No a co z tymi DYNORFINAMI?

Omawiając zagadnienia związane z endorfinami i enkefalinami skupiamy się na receptorach mi i delta. Co prawda to właśnie one są w głównej mierze odpowiedzialne za omamy i halucynacje, jednak w moim przypadku na wyobraźnię znacznie silniej podział ten trzeci związany przede wszystkim z dynorfinami:

KAPPA

groźny demon o dwulicowej naturze

Pozwolę sobie w tym miejscu na luźną dygresję, a dotyczyć będzie ona potwora wywodzącego się z japońskich wierzeń, którego właśnie określano mianem Kappa. Całej legendy związanej z tym niezwykle ciekawym demonem wodnym nie będę tu przedstawiał zachęcam do poszukania informacji na jego temat, jednak wymienię kilka jego istotnych cech, które możemy powiązać z omawianym tematem receptorów opioidowych. Kappa to stworzenie groźne, obdarzone ogromną siłą, której źródłem jest znajdująca się w zagłębieniu na jego głowie woda. Jest to jednak istota niezbyt rozgarnięta, przywiązana do przestrzegania podstawowych zasad dobrego wychowania. Jeden grzeczny ukłon może uchronić nas przed zaciągnięciem na bagniste odludzie, pobiciem, zgwałceniem, tudzież wyssaniem naszych cennych wnętrzności przez odbyt. Jak sami widzicie warto zgromadzić o tym stworze trochę więcej informacji. Swoiste ying yang zawierające się w tej kreaturze cechuje również kompleks receptorów opioidowych, które z jednej strony euforyzują, przepełniając stymulującą energią, a z drugiej mogą doprowadzić do uzależnienia i wyniszczenia organizmu.

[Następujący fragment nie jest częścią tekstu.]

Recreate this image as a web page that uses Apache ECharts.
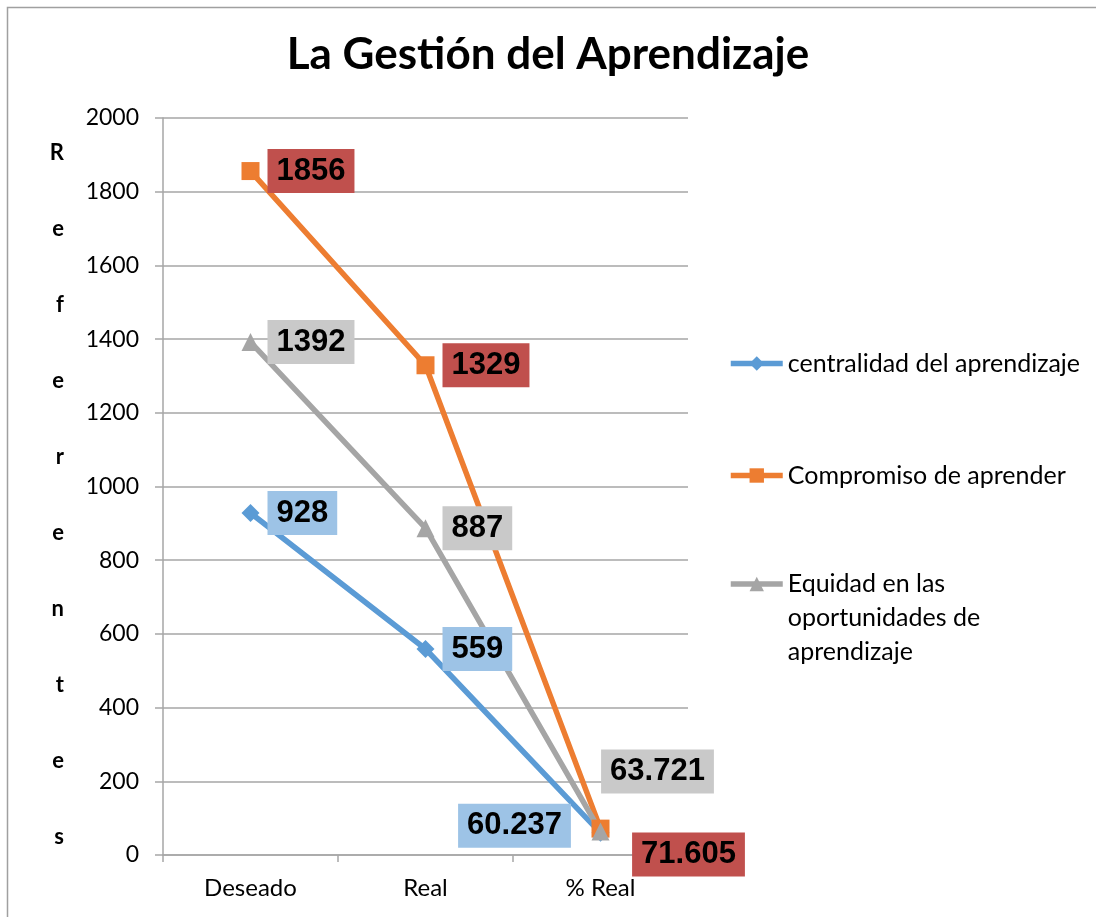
<!DOCTYPE html>
<html>
<head>
<meta charset="utf-8">
<script src="https://cdn.jsdelivr.net/npm/echarts@6/dist/echarts.min.js"></script>
<style>
html,body{margin:0;padding:0;background:#fff;}
#chart{width:1096px;height:917px;}
</style>
</head>
<body>
<div id="chart"></div>
<script>
const title = 'La Gestión del Aprendizaje';
const categories = ['Deseado', 'Real', '% Real'];
const seriesNames = ['centralidad del aprendizaje', 'Compromiso de aprender', 'Equidad en las oportunidades de aprendizaje'];
const centralidad = [928, 559, 60.237];
const compromiso = [1856, 1329, 71.605];
const equidad = [1392, 887, 63.721];
const yAxisName = 'Referentes';

const chart = echarts.init(document.getElementById('chart'));
const LBL = {
  show: true, color: '#000', fontFamily: 'Liberation Sans', fontWeight: 'bold',
  fontSize: 31, lineHeight: 32, padding: [6, 9, 6, 9]
};
function lab(bg, pos) {
  return Object.assign({}, LBL, {backgroundColor: bg}, pos);
}
const colors = ['#5B9BD5', '#ED7D31', '#A5A5A5'];
const labelBg = ['#9DC3E6', '#C0504D', '#C9C9C9'];
const symbols = ['diamond', 'rect', 'triangle'];
const symSizes = [18, 18, 18];
// offsets of label-box centre from the point (last category)
const lastOff = [[-86, -7], [88, 26], [57, -60]];

const series = [centralidad, compromiso, equidad].map((arr, s) => {
  const h = symSizes[s] / 2;
  return {
    name: seriesNames[s],
    type: 'line',
    data: arr.map((v, i) => ({
      value: v,
      label: lab(labelBg[s], i < 2
        ? {position: 'right', distance: 8}
        : {position: [h + lastOff[s][0], h + lastOff[s][1]], align: 'center', verticalAlign: 'middle'})
    })),
    symbol: symbols[s],
    symbolSize: symSizes[s],
    lineStyle: {color: colors[s], width: 5.5},
    itemStyle: {color: colors[s]},
    label: {show: true},
    labelLayout: {hideOverlap: false},
    emphasis: {disabled: true},
    animation: false
  };
});

const legendTops = [360, 472, 584];
const LEG_H = 18;
const legends = seriesNames.map((n, i) => ({
  data: [n],
  orient: 'vertical',
  left: 728,
  top: i === 2 ? legendTops[i] - 85 : legendTops[i] - LEG_H / 2,
  padding: 0,
  itemWidth: 52,
  itemHeight: LEG_H,
  itemGap: 5,
  selectedMode: false,
  lineStyle: {width: 5.5},
  // two leading blank lines keep the symbol level with the first text line
  formatter: i === 2 ? '\n\nEquidad en las\noportunidades de\naprendizaje' : '{name}',
  textStyle: i === 2
    ? {fontFamily: 'Lato', fontSize: 25, color: '#000', lineHeight: 34}
    : {fontFamily: 'Lato', fontSize: 25, color: '#000'}
}));

const nameText = '{gap| }\n' + yAxisName.split('').map(c => '{l|' + c + '}').join('\n');

chart.setOption({
  backgroundColor: '#fff',
  animation: false,
  title: {
    text: title, left: 'center', top: 28,
    textStyle: {fontFamily: 'Lato', fontWeight: 'bold', fontSize: 44, color: '#000'}
  },
  graphic: [{
    type: 'rect', left: 5, top: 5, silent: true,
    shape: {width: 1100, height: 920},
    style: {fill: 'none', stroke: '#A0A0A0', lineWidth: 1.5}
  }],
  legend: legends,
  grid: {left: 163, right: 408, top: 118, bottom: 62, containLabel: false},
  xAxis: {
    type: 'category', data: categories, boundaryGap: true,
    axisLine: {lineStyle: {color: '#A6A6A6', width: 1.5}},
    axisTick: {show: true, length: 7, lineStyle: {color: '#A6A6A6', width: 1.5}},
    axisLabel: {fontFamily: 'Lato', fontSize: 24, color: '#000', margin: 21}
  },
  yAxis: {
    type: 'value', min: 0, max: 2000, interval: 200,
    name: nameText,
    nameLocation: 'middle', nameRotate: 0, nameGap: 99,
    nameTextStyle: {
      fontFamily: 'Lato', fontWeight: 'bold', fontSize: 21, color: '#000',
      rich: {
        l: {fontFamily: 'Lato', fontWeight: 'bold', fontSize: 22, color: '#000', lineHeight: 76},
        gap: {fontSize: 10, lineHeight: 16}
      }
    },
    axisLine: {show: true, lineStyle: {color: '#A6A6A6', width: 1.5}},
    axisTick: {show: true, length: 8, lineStyle: {color: '#A6A6A6', width: 1.5}},
    axisLabel: {fontFamily: 'Lato', fontSize: 23, color: '#000', margin: 24, formatter: v => String(v)},
    splitLine: {lineStyle: {color: '#A6A6A6', width: 1.5}}
  },
  series: series
});
</script>
</body>
</html>
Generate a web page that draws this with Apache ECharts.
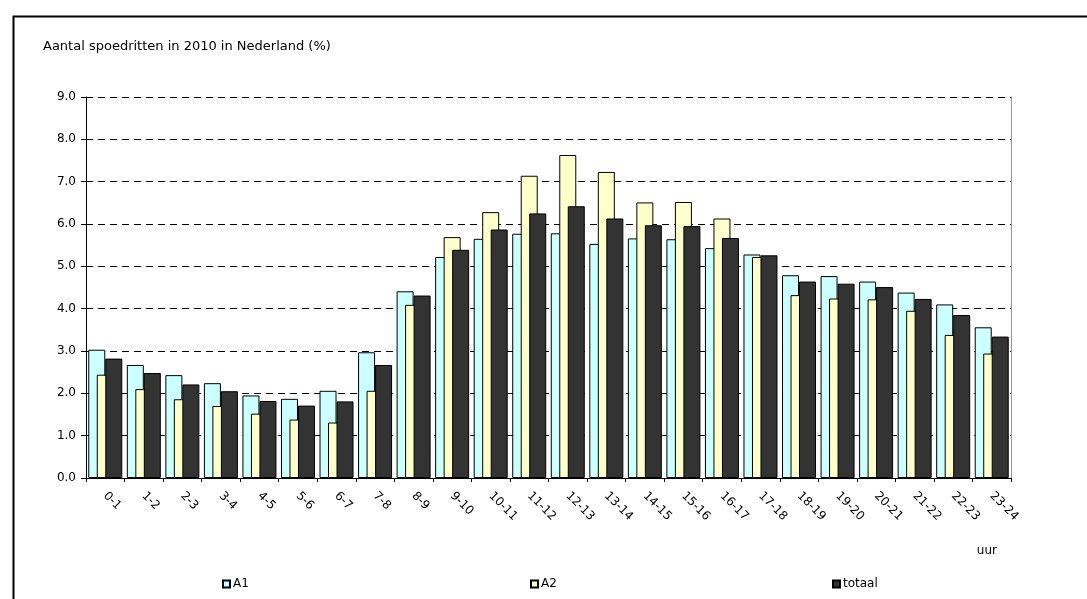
<!DOCTYPE html>
<html>
<head>
<meta charset="utf-8">
<script src="https://cdn.jsdelivr.net/npm/echarts@6/dist/echarts.min.js"></script>
<style>html,body{margin:0;padding:0;background:#fff;}#c{width:1087px;height:599px;}</style>
</head>
<body>
<div id="c"></div>
<script>
var categories = ["0-1","1-2","2-3","3-4","4-5","5-6","6-7","7-8","8-9","9-10","10-11","11-12","12-13","13-14","14-15","15-16","16-17","17-18","18-19","19-20","20-21","21-22","22-23","23-24"];
var a1 = [3.03,2.67,2.43,2.24,1.95,1.87,2.06,2.97,4.41,5.22,5.65,5.77,5.78,5.53,5.66,5.64,5.43,5.28,4.79,4.77,4.64,4.38,4.10,3.56];
var a2 = [2.44,2.10,1.86,1.70,1.52,1.38,1.31,2.06,4.09,5.69,6.28,7.14,7.63,7.23,6.51,6.52,6.13,5.22,4.32,4.24,4.22,3.95,3.38,2.94];
var totaal = [2.82,2.48,2.21,2.05,1.82,1.71,1.81,2.67,4.31,5.39,5.87,6.25,6.42,6.13,5.97,5.95,5.67,5.26,4.64,4.59,4.51,4.23,3.85,3.34];
var yTicks = [0,1,2,3,4,5,6,7,8,9];

var FONT = "DejaVu Sans";
var chart = echarts.init(document.getElementById('c'));
function legendAt(name, left) {
  return {
    data: [name], left: left, top: 573, itemWidth: 7, itemHeight: 7, itemGap: 3,
    icon: 'rect',
    textStyle: {fontFamily: FONT, fontSize: 12, color: '#000', padding: [0,0,0,-2]}
  };
}
chart.setOption({
  animation: false,
  backgroundColor: '#fff',
  title: {
    text: 'Aantal spoedritten in 2010 in Nederland (%)',
    left: 38, top: 35,
    textStyle: {fontFamily: FONT, fontSize: 13, fontWeight: 'normal', color: '#000'}
  },
  legend: [legendAt('A1', 217), legendAt('A2', 525), legendAt('totaal', 827)],
  grid: {left: 86, right: 76, top: 97, bottom: 121},
  xAxis: {
    type: 'category',
    data: categories,
    axisLine: {lineStyle: {color: '#000', width: 1}},
    axisTick: {show: true, length: 4, lineStyle: {color: '#000'}},
    axisLabel: {rotate: -45, margin: 16, fontFamily: FONT, fontSize: 12, color: '#000', interval: 0}
  },
  yAxis: [{
    type: 'value', min: yTicks[0], max: yTicks[yTicks.length-1], interval: 1,
    axisLine: {show: true, lineStyle: {color: '#000'}},
    axisTick: {show: true, length: 5, lineStyle: {color: '#000'}},
    axisLabel: {margin: 10, fontFamily: FONT, fontSize: 12, color: '#000', formatter: function(v){return v.toFixed(1);}},
    splitLine: {show: true, lineStyle: {color: '#000', type: [7,5], width: 1}}
  }, {
    type: 'value', min: 0, max: 9, interval: 1, position: 'right',
    axisLine: {show: true, lineStyle: {color: '#999'}},
    axisTick: {show: false}, axisLabel: {show: false}, splitLine: {show: false}
  }],
  graphic: [
    {type: 'rect', left: 11, top: 14, shape: {width: 1100, height: 620}, style: {fill: 'none', stroke: '#000', lineWidth: 2}, z: 100},
    {type: 'text', right: 90, top: 545, style: {text: 'uur', fontFamily: FONT, fontSize: 12, fill: '#000'}}
  ],
  series: [
    {name: 'A1', type: 'bar', data: a1, barWidth: 17, barGap: '-50%',
     itemStyle: {color: '#CCFFFF', borderColor: '#000', borderWidth: 1}},
    {name: 'A2', type: 'bar', data: a2, barWidth: 17, barGap: '-50%',
     itemStyle: {color: '#FFFFCC', borderColor: '#000', borderWidth: 1}},
    {name: 'totaal', type: 'bar', data: totaal, barWidth: 17, barGap: '-50%',
     itemStyle: {color: '#333333', borderColor: '#000', borderWidth: 1}}
  ]
});
</script>
</body>
</html>
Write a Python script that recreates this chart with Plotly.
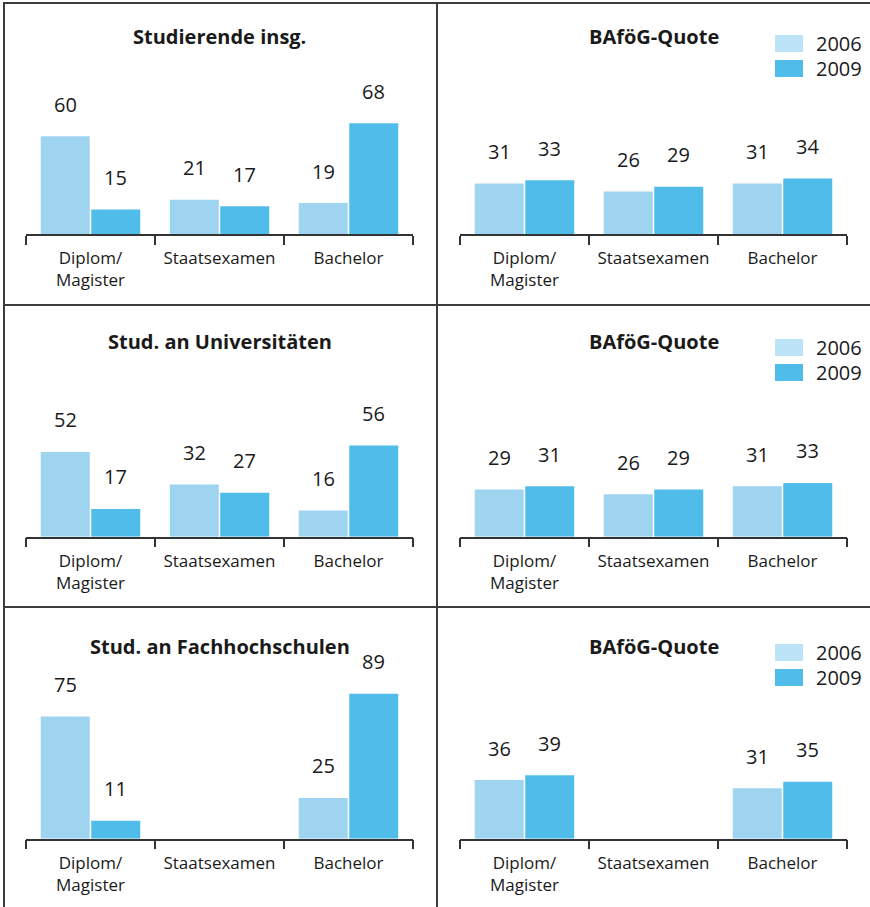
import plotly.graph_objects as go
from plotly.subplots import make_subplots

W, H = 870, 907

categories = ["Diplom/<br>Magister", "Staatsexamen", "Bachelor"]
years = ["2006", "2009"]

titles = ["Studierende insg.", "BAföG-Quote",
          "Stud. an Universitäten", "BAföG-Quote",
          "Stud. an Fachhochschulen", "BAföG-Quote"]

insg_2006 = [60, 21, 19]
insg_2009 = [15, 17, 68]
bafoeg_insg_2006 = [31, 26, 31]
bafoeg_insg_2009 = [33, 29, 34]

uni_2006 = [52, 32, 16]
uni_2009 = [17, 27, 56]
bafoeg_uni_2006 = [29, 26, 31]
bafoeg_uni_2009 = [31, 29, 33]

fh_2006 = [75, None, 25]
fh_2009 = [11, None, 89]
bafoeg_fh_2006 = [36, None, 31]
bafoeg_fh_2009 = [39, None, 35]

panels = [
    (insg_2006, insg_2009), (bafoeg_insg_2006, bafoeg_insg_2009),
    (uni_2006, uni_2009), (bafoeg_uni_2006, bafoeg_uni_2009),
    (fh_2006, fh_2009), (bafoeg_fh_2006, bafoeg_fh_2009),
]

bar_colors = ["#9fd4f1", "#50bcea"]
swatch_colors = ["#bde3f8", "#50bcea"]
FONT = "Open Sans"
TXT = "#1a1a1a"


def px(x):
    return x / W


def py(y):
    return 1 - y / H


fig = make_subplots(rows=3, cols=2)

col_x = [(26, 413), (460, 847)]
row_base = [234, 536.7, 838.7]
row_title = [37, 341, 646]
plot_h = 163  # pixels for 0..100

annotations = []
shapes = []

for i, (v06, v09) in enumerate(panels):
    r, c = i // 2, i % 2
    for vals, col in zip((v06, v09), bar_colors):
        fig.add_trace(go.Bar(x=categories, y=vals, marker_color=col,
                             marker_line_width=0, showlegend=False,
                             hoverinfo="skip"), row=r + 1, col=c + 1)
    n = i + 1
    xa = "x" if n == 1 else f"x{n}"
    ya = "y" if n == 1 else f"y{n}"
    x0, x1 = col_x[c]
    base = row_base[r]
    fig.layout[("xaxis" if n == 1 else f"xaxis{n}")].update(
        domain=[px(x0), px(x1)])
    fig.layout[("yaxis" if n == 1 else f"yaxis{n}")].update(
        domain=[py(base), py(base - plot_h)])

    for k, vals in enumerate((v06, v09)):
        for cat, v in zip(categories, vals):
            if v is None:
                continue
            annotations.append(dict(
                xref=xa, yref=ya, x=cat, y=v, text=str(v),
                xshift=(-25.3 if k == 0 else 25.3), yshift=32,
                yanchor="middle", showarrow=False,
                font=dict(family=FONT, size=20, color=TXT)))

    annotations.append(dict(
        xref="paper", yref="paper", x=px((x0 + x1) / 2), y=py(row_title[r]),
        text="<b>" + titles[i] + "</b>", showarrow=False,
        xanchor="center", yanchor="middle",
        font=dict(family=FONT, size=20, color=TXT)))

    if c == 1:
        t = row_title[r] + 1
        for k, yr in enumerate(years):
            top = t - 3 + k * 25
            shapes.append(dict(type="rect", xref="paper", yref="paper",
                               x0=px(775), x1=px(803), y0=py(top), y1=py(top + 17),
                               fillcolor=swatch_colors[k], line_width=0))
            annotations.append(dict(
                xref="paper", yref="paper", x=px(814), y=py(top + 8.5),
                text=yr, showarrow=False, xanchor="left", yanchor="middle",
                font=dict(family=FONT, size=20, color=TXT)))

fig.update_xaxes(type="category", showline=True, linecolor="#333",
                 linewidth=1.5, ticks="outside", tickson="boundaries",
                 ticklen=9, tickwidth=1.5, tickcolor="#333",
                 ticklabelstandoff=8,
                 showgrid=False, zeroline=False, fixedrange=True,
                 tickfont=dict(family=FONT, size=17, color=TXT))
fig.update_yaxes(visible=False, range=[0, 100], fixedrange=True)

# panel frame
line = dict(color="#3c3c3c", width=2)
for y in (3, 305, 607):
    shapes.append(dict(type="line", xref="paper", yref="paper",
                       x0=px(3), x1=1, y0=py(y), y1=py(y), line=line))
for x in (4, 437):
    shapes.append(dict(type="line", xref="paper", yref="paper",
                       x0=px(x), x1=px(x), y0=py(3), y1=0, line=line))

fig.update_layout(
    width=W, height=H,
    margin=dict(l=0, r=0, t=0, b=0),
    paper_bgcolor="white", plot_bgcolor="white",
    bargap=0.217, bargroupgap=0.03, barmode="group",
    annotations=annotations, shapes=shapes,
    hovermode=False,
)

fig.write_html("out.html", config={"displayModeBar": False},
               post_script="document.body.style.margin='0';"
                           "document.body.style.overflow='hidden';")
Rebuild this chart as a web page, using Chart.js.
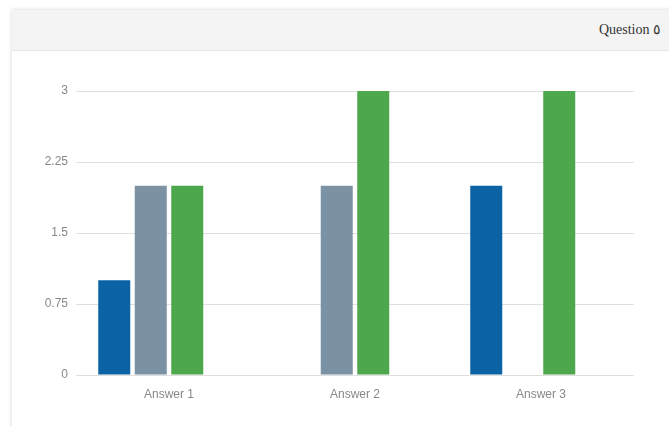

Dynorfiny mają za zadanie równoważyć aktywność endorfin i enkefalin, a ich głównym miejscem uchwytu są właśnie receptory kappa. Pobudzenie tych receptorów wywołuje stan dysforycznego przygnębienia, czyli efekt przeciwny do euforyzującego pobudzenia receptorów mi i delta. Dlatego właśnie trwają badania nad zastosowaniem selektywnych blokerów kappa w terapii zaburzeń nastroju. W tym celu wykorzystuje się substancję o nazwie:

NorBNI

Substancja ta dzięki swojej aktywności blokera receptorów kappa wykazuje aktywność przeciwlękową oraz przeciwdepresyjną, a wszystko to za sprawą hamowania kortykoliberyny oraz pobudzenia w obrębie hipokampa produkcji ważnego dla mózgu czynnika BDNF, o którym z pewnością więcej w którymś z kolejnych wpisów. Oddziaływanie NorBNI na układ opioidowy pozbawione jest aktywności nagradzającej, zarówno poprzez obniżenie efektu nagradzającego po etanolu, jak i poprzez zmniejszenie wrażliwości miejsca kokainowego. Stąd pojawia się możliwość wykorzystania tej substancji pomocniczo w terapii uzależnień.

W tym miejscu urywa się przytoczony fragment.